Mark has a history of being involved in internal party strife.

He broke with the Canadian Alliance and briefly joined the Progressive Conservative caucus before the PCs and Alliance merged to form the Conservative party.

Mark also said that on April 29, he was called again by a cabinet minister who wondered if he would be interested in an appointment, maybe an ambassadorship.

Mark would not tell reporters which minister called either time. He said it was an obvious attempt by the Liberals to reduce Conservative caucus strength in advance of an expected House of Commons confidence vote that could bring down the government.

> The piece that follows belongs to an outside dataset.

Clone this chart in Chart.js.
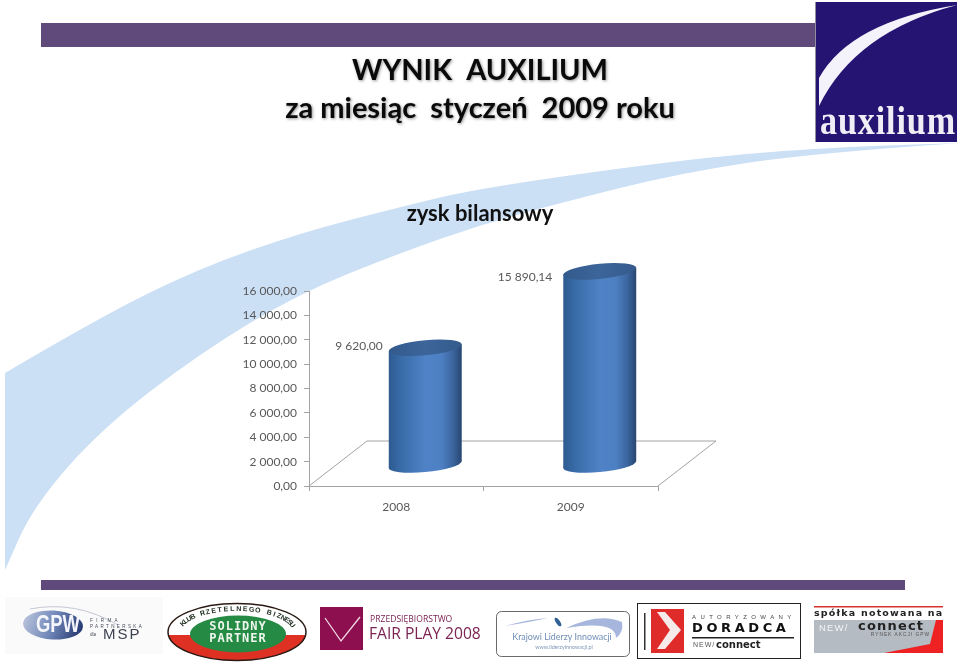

Treasury board president Reg Alcock, a Winnipeg Liberal, angrily rejected Mark’s version of events, insisting to reporters May 3 that any such offer would have to be approved either by himself or the prime minister and neither had heard of it.

He said Mark may have been having “fantasies” and suggested it was the Conservative MP who had been looking for a way to leave his party.

“It is widely known that he has been unhappy in the Conservative party for some time.”

Mark said he stands by his version of events.

“I have been here a long time,” he said. “I know better than to make something like this up.”